>>>
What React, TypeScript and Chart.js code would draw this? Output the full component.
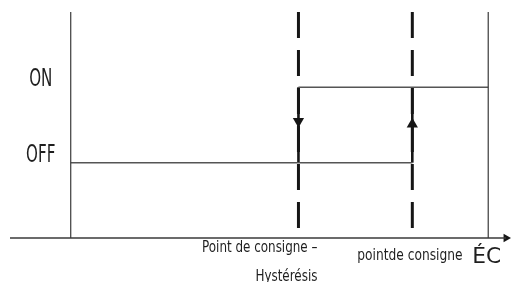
import React, { useEffect, useRef } from "react";
import { Chart, registerables } from "chart.js";

Chart.register(...registerables);

// Abstract positions (x: temperature axis, y: state)
const X_MIN = -1.6;
const X_MAX = 11.6;
const Y_MIN = 0;
const Y_MAX = 3;

const originX = 0; // vertical axis position
const setpointMinusHyst = 6; // "Point de consigne – Hystérésis"
const setpoint = 9; // "pointde consigne"
const xLimit = 11; // right boundary
const axisArrowX = 11.47;

const stateOff = 1;
const stateOn = 2;
const arrowDownY = 1.55;
const arrowUpY = 1.51;

const stateLabels = ["OFF", "ON"];
const stateValues = [stateOff, stateOn];

const lowerLabelLine1 = "Point de consigne –";
const lowerLabelLine2 = "Hystérésis";
const setpointLabel = "pointde consigne";
const axisLabel = "ÉC";

const FONT = "'DejaVu Sans Condensed', 'Liberation Sans', sans-serif";

function drawCondensed(
  ctx: CanvasRenderingContext2D,
  text: string,
  x: number,
  y: number,
  size: number,
  sx: number,
  align: CanvasTextAlign
) {
  ctx.save();
  ctx.translate(x, y);
  ctx.scale(sx, 1);
  ctx.font = `${size}px ${FONT}`;
  ctx.textAlign = align;
  ctx.textBaseline = "alphabetic";
  ctx.fillStyle = "#1e1e1e";
  ctx.fillText(text, 0, 0);
  ctx.restore();
}

const labelsPlugin = {
  id: "hystLabels",
  afterDatasetsDraw(chart: any) {
    const ctx = chart.ctx as CanvasRenderingContext2D;
    const xs = chart.scales.x;
    const ys = chart.scales.y;
    const axisPx = xs.getPixelForValue(originX);
    stateLabels.forEach((lab, i) => {
      const py = ys.getPixelForValue(stateValues[i]);
      drawCondensed(ctx, lab, axisPx - 30, py - 1, 24, 0.7, "center");
    });
    const baseY = ys.getPixelForValue(Y_MIN);
    const hx = xs.getPixelForValue(setpointMinusHyst);
    drawCondensed(ctx, lowerLabelLine1, hx + 19, baseY + 14, 16, 0.83, "right");
    drawCondensed(ctx, lowerLabelLine2, hx + 19, baseY + 43, 16, 0.83, "right");
    const sx = xs.getPixelForValue(setpoint);
    drawCondensed(ctx, setpointLabel, sx - 55, baseY + 22, 16, 0.85, "left");
    drawCondensed(ctx, axisLabel, sx + 60, baseY + 25, 21, 1.15, "left");
  },
};

const seg = (x1: number, y1: number, x2: number, y2: number) => [
  { x: x1, y: y1 },
  { x: x2, y: y2 },
];

export default function App() {
  const ref = useRef<HTMLCanvasElement | null>(null);
  useEffect(() => {
    if (!ref.current) return;
    const thin = "#3a3a3a";
    const state = "#555555";
    const dark = "#161616";
    const lineDs = (data: any[], color: string, width: number, dash: number[] = []) => ({
      data,
      showLine: true,
      borderColor: color,
      borderWidth: width,
      borderDash: dash,
      pointRadius: 0,
      fill: false,
      clip: false as any,
    });
    const chart = new Chart(ref.current, {
      type: "scatter",
      data: {
        datasets: [
          lineDs(seg(X_MIN, Y_MIN, axisArrowX, Y_MIN), thin, 1.3),
          lineDs(seg(originX, Y_MIN, originX, Y_MAX), thin, 1.2),
          lineDs(seg(xLimit, Y_MIN, xLimit, Y_MAX), thin, 1.2),
          lineDs(seg(setpointMinusHyst, Y_MAX, setpointMinusHyst, Y_MIN), dark, 3, [26, 12]),
          lineDs(seg(setpoint, Y_MAX, setpoint, Y_MIN), dark, 3, [26, 12]),
          lineDs(seg(originX, stateOff, setpoint, stateOff), state, 1.5),
          lineDs(seg(setpointMinusHyst, stateOn, xLimit, stateOn), state, 1.5),
          lineDs(seg(setpointMinusHyst, stateOn, setpointMinusHyst, stateOff), dark, 2.6),
          lineDs(seg(setpoint, stateOff, setpoint, stateOn), dark, 2.6),
          {
            data: [{ x: setpointMinusHyst, y: arrowDownY }],
            pointStyle: "triangle",
            rotation: 180,
            pointRadius: 6.5,
            backgroundColor: dark,
            borderColor: dark,
            borderWidth: 0,
            clip: false as any,
          },
          {
            data: [{ x: setpoint, y: arrowUpY }],
            pointStyle: "triangle",
            rotation: 0,
            pointRadius: 6.5,
            backgroundColor: dark,
            borderColor: dark,
            borderWidth: 0,
            clip: false as any,
          },
          {
            data: [{ x: axisArrowX, y: Y_MIN }],
            pointStyle: "triangle",
            rotation: 90,
            pointRadius: 5,
            backgroundColor: dark,
            borderColor: dark,
            borderWidth: 0,
            clip: false as any,
          },
        ],
      },
      options: {
        animation: false,
        responsive: false,
        maintainAspectRatio: false,
        events: [],
        layout: { autoPadding: false, padding: { left: 10, right: 0, top: 12, bottom: 44 } },
        plugins: { legend: { display: false }, tooltip: { enabled: false } },
        scales: {
          x: { type: "linear", min: X_MIN, max: X_MAX, display: false },
          y: { type: "linear", min: Y_MIN, max: Y_MAX, display: false },
        },
      },
      plugins: [labelsPlugin],
    });
    return () => chart.destroy();
  }, []);
  return (
    <div style={{ position: "absolute", left: 0, top: 0, width: 511, height: 282, background: "#fff" }}>
      <canvas ref={ref} width={511} height={282} style={{ display: "block" }} />
    </div>
  );
}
<<<
> _STATED TASK_:
Transcribe the listing above verbatim. Omit the pictures.

> _SOLUTION FOR THIS EXERCISE_:
What React, TypeScript and Chart.js code would draw this? Output the full component.
import React, { useEffect, useRef } from "react";
import { Chart, registerables } from "chart.js";

Chart.register(...registerables);

// Abstract positions (x: temperature axis, y: state)
const X_MIN = -1.6;
const X_MAX = 11.6;
const Y_MIN = 0;
const Y_MAX = 3;

const originX = 0; // vertical axis position
const setpointMinusHyst = 6; // "Point de consigne – Hystérésis"
const setpoint = 9; // "pointde consigne"
const xLimit = 11; // right boundary
const axisArrowX = 11.47;

const stateOff = 1;
const stateOn = 2;
const arrowDownY = 1.55;
const arrowUpY = 1.51;

const stateLabels = ["OFF", "ON"];
const stateValues = [stateOff, stateOn];

const lowerLabelLine1 = "Point de consigne –";
const lowerLabelLine2 = "Hystérésis";
const setpointLabel = "pointde consigne";
const axisLabel = "ÉC";

const FONT = "'DejaVu Sans Condensed', 'Liberation Sans', sans-serif";

function drawCondensed(
  ctx: CanvasRenderingContext2D,
  text: string,
  x: number,
  y: number,
  size: number,
  sx: number,
  align: CanvasTextAlign
) {
  ctx.save();
  ctx.translate(x, y);
  ctx.scale(sx, 1);
  ctx.font = `${size}px ${FONT}`;
  ctx.textAlign = align;
  ctx.textBaseline = "alphabetic";
  ctx.fillStyle = "#1e1e1e";
  ctx.fillText(text, 0, 0);
  ctx.restore();
}

const labelsPlugin = {
  id: "hystLabels",
  afterDatasetsDraw(chart: any) {
    const ctx = chart.ctx as CanvasRenderingContext2D;
    const xs = chart.scales.x;
    const ys = chart.scales.y;
    const axisPx = xs.getPixelForValue(originX);
    stateLabels.forEach((lab, i) => {
      const py = ys.getPixelForValue(stateValues[i]);
      drawCondensed(ctx, lab, axisPx - 30, py - 1, 24, 0.7, "center");
    });
    const baseY = ys.getPixelForValue(Y_MIN);
    const hx = xs.getPixelForValue(setpointMinusHyst);
    drawCondensed(ctx, lowerLabelLine1, hx + 19, baseY + 14, 16, 0.83, "right");
    drawCondensed(ctx, lowerLabelLine2, hx + 19, baseY + 43, 16, 0.83, "right");
    const sx = xs.getPixelForValue(setpoint);
    drawCondensed(ctx, setpointLabel, sx - 55, baseY + 22, 16, 0.85, "left");
    drawCondensed(ctx, axisLabel, sx + 60, baseY + 25, 21, 1.15, "left");
  },
};

const seg = (x1: number, y1: number, x2: number, y2: number) => [
  { x: x1, y: y1 },
  { x: x2, y: y2 },
];

export default function App() {
  const ref = useRef<HTMLCanvasElement | null>(null);
  useEffect(() => {
    if (!ref.current) return;
    const thin = "#3a3a3a";
    const state = "#555555";
    const dark = "#161616";
    const lineDs = (data: any[], color: string, width: number, dash: number[] = []) => ({
      data,
      showLine: true,
      borderColor: color,
      borderWidth: width,
      borderDash: dash,
      pointRadius: 0,
      fill: false,
      clip: false as any,
    });
    const chart = new Chart(ref.current, {
      type: "scatter",
      data: {
        datasets: [
          lineDs(seg(X_MIN, Y_MIN, axisArrowX, Y_MIN), thin, 1.3),
          lineDs(seg(originX, Y_MIN, originX, Y_MAX), thin, 1.2),
          lineDs(seg(xLimit, Y_MIN, xLimit, Y_MAX), thin, 1.2),
          lineDs(seg(setpointMinusHyst, Y_MAX, setpointMinusHyst, Y_MIN), dark, 3, [26, 12]),
          lineDs(seg(setpoint, Y_MAX, setpoint, Y_MIN), dark, 3, [26, 12]),
          lineDs(seg(originX, stateOff, setpoint, stateOff), state, 1.5),
          lineDs(seg(setpointMinusHyst, stateOn, xLimit, stateOn), state, 1.5),
          lineDs(seg(setpointMinusHyst, stateOn, setpointMinusHyst, stateOff), dark, 2.6),
          lineDs(seg(setpoint, stateOff, setpoint, stateOn), dark, 2.6),
          {
            data: [{ x: setpointMinusHyst, y: arrowDownY }],
            pointStyle: "triangle",
            rotation: 180,
            pointRadius: 6.5,
            backgroundColor: dark,
            borderColor: dark,
            borderWidth: 0,
            clip: false as any,
          },
          {
            data: [{ x: setpoint, y: arrowUpY }],
            pointStyle: "triangle",
            rotation: 0,
            pointRadius: 6.5,
            backgroundColor: dark,
            borderColor: dark,
            borderWidth: 0,
            clip: false as any,
          },
          {
            data: [{ x: axisArrowX, y: Y_MIN }],
            pointStyle: "triangle",
            rotation: 90,
            pointRadius: 5,
            backgroundColor: dark,
            borderColor: dark,
            borderWidth: 0,
            clip: false as any,
          },
        ],
      },
      options: {
        animation: false,
        responsive: false,
        maintainAspectRatio: false,
        events: [],
        layout: { autoPadding: false, padding: { left: 10, right: 0, top: 12, bottom: 44 } },
        plugins: { legend: { display: false }, tooltip: { enabled: false } },
        scales: {
          x: { type: "linear", min: X_MIN, max: X_MAX, display: false },
          y: { type: "linear", min: Y_MIN, max: Y_MAX, display: false },
        },
      },
      plugins: [labelsPlugin],
    });
    return () => chart.destroy();
  }, []);
  return (
    <div style={{ position: "absolute", left: 0, top: 0, width: 511, height: 282, background: "#fff" }}>
      <canvas ref={ref} width={511} height={282} style={{ display: "block" }} />
    </div>
  );
}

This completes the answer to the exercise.